Big Little Lies (HBO)
My Bonnie Lies Over The Ocean: If season one had any major missteps, it was the lack of time spent on Bonnie, despite her being the one who actually kills Perry. The character was largely relegated to the sidelines, treated as a sexy, New Age-y troublemaker who existed to advance everyone else’s stories in some way. To her credit, Kravitz still found ways to make Bonnie compelling, even if the series itself seemed only mildly interested in her development until she aggressively shoved Celeste’s abuser and Jane’s rapist down a flight of stairs. Season two thankfully rights that wrong, broadening Kravitz’s role by diving deeper into Bonnie’s background and emotional life. Aside from Celeste, Bonnie is understandably the one most visibly struggling in the months after the incident. It’s unclear after three episodes if the once-vivacious woman will return or if the guilt will swallow her whole, but it’s gratifying to watch Kravitz finally get the chance to stretch herself.

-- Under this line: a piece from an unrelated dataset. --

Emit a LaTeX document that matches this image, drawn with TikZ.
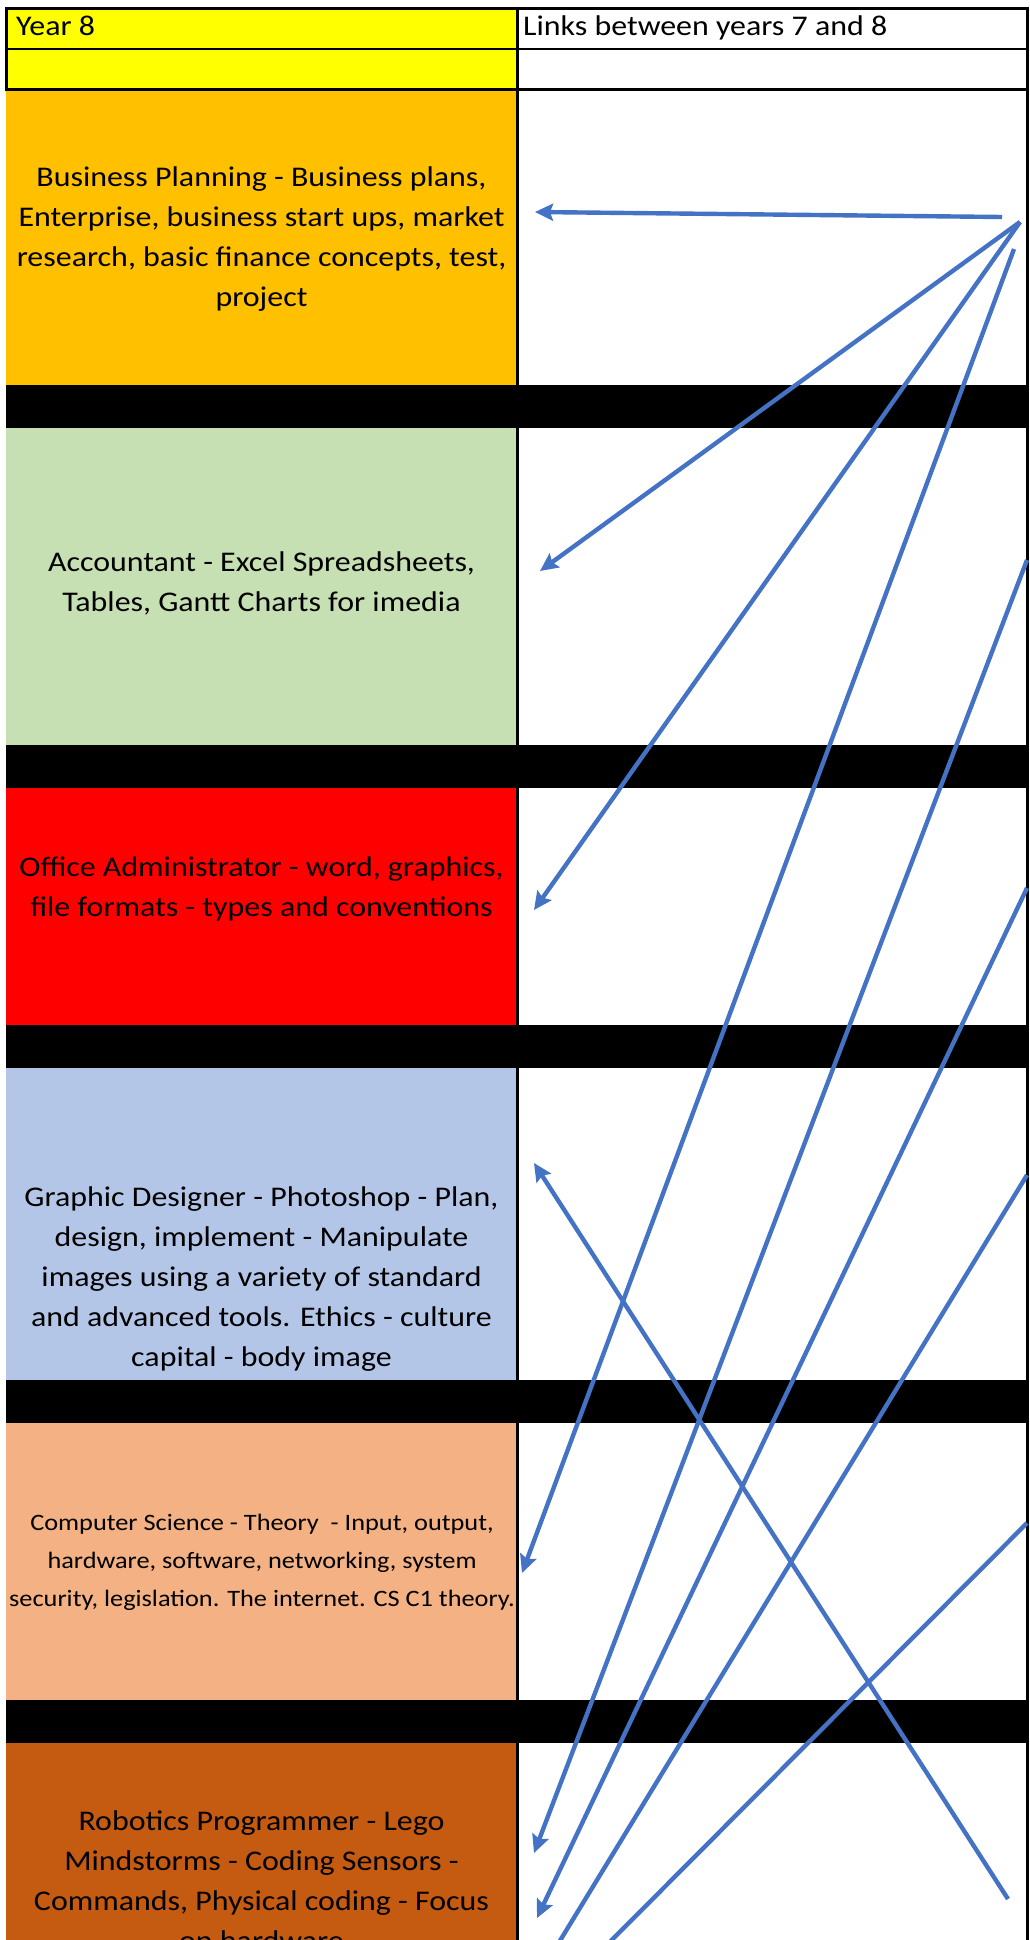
\documentclass[tikz,border=0pt]{standalone}
\usepackage{fontspec}
\setmainfont[FakeStretch=1.12]{Carlito}
\usetikzlibrary{arrows.meta}
\definecolor{cyellow}{HTML}{FFFF00}
\definecolor{cbiz}{HTML}{FFC000}
\definecolor{cacc}{HTML}{C6E0B4}
\definecolor{coff}{HTML}{FF0000}
\definecolor{cgd}{HTML}{B4C6E7}
\definecolor{ccs}{HTML}{F4B183}
\definecolor{crob}{HTML}{C55A11}
\definecolor{cblue}{HTML}{4472C4}
\begin{document}
\begin{tikzpicture}[x=1pt,y=-1pt,
  txt/.style={align=center, inner sep=0pt, font=\fontsize{28.5}{40}\selectfont},
  smalltxt/.style={align=center, inner sep=0pt, font=\fontsize{23.5}{38}\selectfont},
  headtxt/.style={anchor=base west, inner sep=0pt, font=\fontsize{28.5}{40}\selectfont},
  link/.style={draw=cblue, line width=4.4pt, -{Stealth[length=18pt,width=17pt,inset=3pt]}},
  plainlink/.style={draw=cblue, line width=4.4pt},
  gridline/.style={draw=black, line width=2.6pt},
  blackbar/.style={fill=black}]
\useasboundingbox (0,0) rectangle (1029,1940);
\begin{scope}
\clip (0,0) rectangle (1029,1940);
\fill[white] (0,0) rectangle (1029,1940);
% left column cells
\fill[cyellow] (6,8) rectangle (517,89);
\fill[cbiz] (6,89) rectangle (517,385);
\fill[cacc] (6,428) rectangle (517,745);
\fill[coff] (6,788) rectangle (517,1025);
\fill[cgd] (6,1068) rectangle (517,1380);
\fill[ccs] (6,1423) rectangle (517,1700);
\fill[crob] (6,1743) rectangle (517,1960);
% black separator bars
\fill[blackbar] (6,385) rectangle (1029,428);
\fill[blackbar] (6,745) rectangle (1029,788);
\fill[blackbar] (6,1025) rectangle (1029,1068);
\fill[blackbar] (6,1380) rectangle (1029,1423);
\fill[blackbar] (6,1700) rectangle (1029,1743);
% grid lines
\draw[gridline] (5,8.3) -- (1029,8.3);
\draw[gridline] (5,49) -- (1029,49);
\draw[gridline] (5,89.5) -- (1029,89.5);
\draw[gridline] (6.5,7) -- (6.5,90);
\draw[gridline] (517.3,7) -- (517.3,1960);
\draw[gridline] (1027.6,7) -- (1027.6,1960);
% texts
\node[headtxt] (year) at (16,36) {Year 8};
\node[headtxt] (links) at (523,36) {Links between years 7 and 8};
\node[txt] (bp) at (261.5,239) {Business Planning - Business plans,\\Enterprise, business start ups, market\\research, basic finance concepts, test,\\project};
\node[txt] (acc) at (261.5,583) {Accountant - Excel Spreadsheets,\\Tables, Gantt Charts for imedia};
\node[txt] (off) at (261.5,889) {Office Administrator - word, graphics,\\file formats - types and conventions};
\node[txt] (gd) at (261.5,1279) {Graphic Designer - Photoshop - Plan,\\design, implement - Manipulate\\images using a variety of standard\\and advanced tools. Ethics - culture\\capital - body image};
\node[smalltxt] (cs) at (262,1562) {Computer Science - Theory\ \ - Input, output,\\hardware, software, networking, system\\security, legislation. The internet. CS C1 theory.};
\node[txt] (rob) at (261.5,1881) {Robotics Programmer - Lego\\Mindstorms - Coding Sensors -\\Commands, Physical coding - Focus\\on hardware};
% connector end points
\coordinate (aS) at (1002,217);
\coordinate (aE) at (535,212);
\coordinate (apex) at (1020,222);
\coordinate (bE) at (540,571);
\coordinate (cE) at (534,910);
\coordinate (dS) at (1014,249);
\coordinate (dE) at (522,1573);
\coordinate (eS) at (1027,560);
\coordinate (eE) at (534,1853);
\coordinate (fS) at (1027,888);
\coordinate (fE) at (537,1918);
\coordinate (gS) at (1027,1175);
\coordinate (gE) at (536,1980);
\coordinate (hS) at (1027,1523);
\coordinate (hE) at (572,1980);
\coordinate (iS) at (1008,1899);
\coordinate (iE) at (534,1163);
% connectors
\draw[link] (aS) -- (aE);
\draw[link] (apex) -- (bE);
\draw[link] (apex) -- (cE);
\draw[link] (dS) -- (dE);
\draw[link] (eS) -- (eE);
\draw[link] (fS) -- (fE);
\draw[plainlink] (gS) -- (gE);
\draw[plainlink] (hS) -- (hE);
\draw[link] (iS) -- (iE);
\end{scope}
\end{tikzpicture}
\end{document}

And Bonnie isn’t the only supporting character given more to do; Dern’s delightfully explosive Type-A power player Renata Klein has to juggle both personal and professional disasters this season, including a terrific storyline involving her slick, Silicon Valley tech baron husband Gordon (Jeffrey Nordling), and as usual, her hypochondriac daughter Amabella. Meanwhile, Ed (Adam Scott, never better) is still having problems with Madeline and fending off fights with Nathan (James Tupper), who’s frustrated by his inability to connect with an emotionally-withdrawn Bonnie. These expanded character arcs are one of the best reasons to make the return trip to Monterey.

Big Little Lies (HBO)
The Verdict: Big Little Lies started out with an embarrassment of riches, and season two offers more of the same, generously giving fans everything they could want and then some. The stakes are lower this time, but the drama is pitched just as high, executed with precision and passion by its stellar cast and crew. The women anchor Big Little Lies in season two, keeping it from ever drifting too far off course. It’s still utterly exhilarating to tune into a show with a primary concern of letting its female characters feel and express the entire gamut of human emotion, from serious guilt about covering up a murder to comical outrage over Otter Bay Elementary School’s climate change lessons. Just sit back, pour yourself a large glass of wine, and let the juicy drama wash over you once again, like the waves hitting the rocky, picturesque shores of Monterey. It’s more than enough fun to warm any cold little heart.
Where’s It Playing? Sunday nights on HBO, beginning June 9th.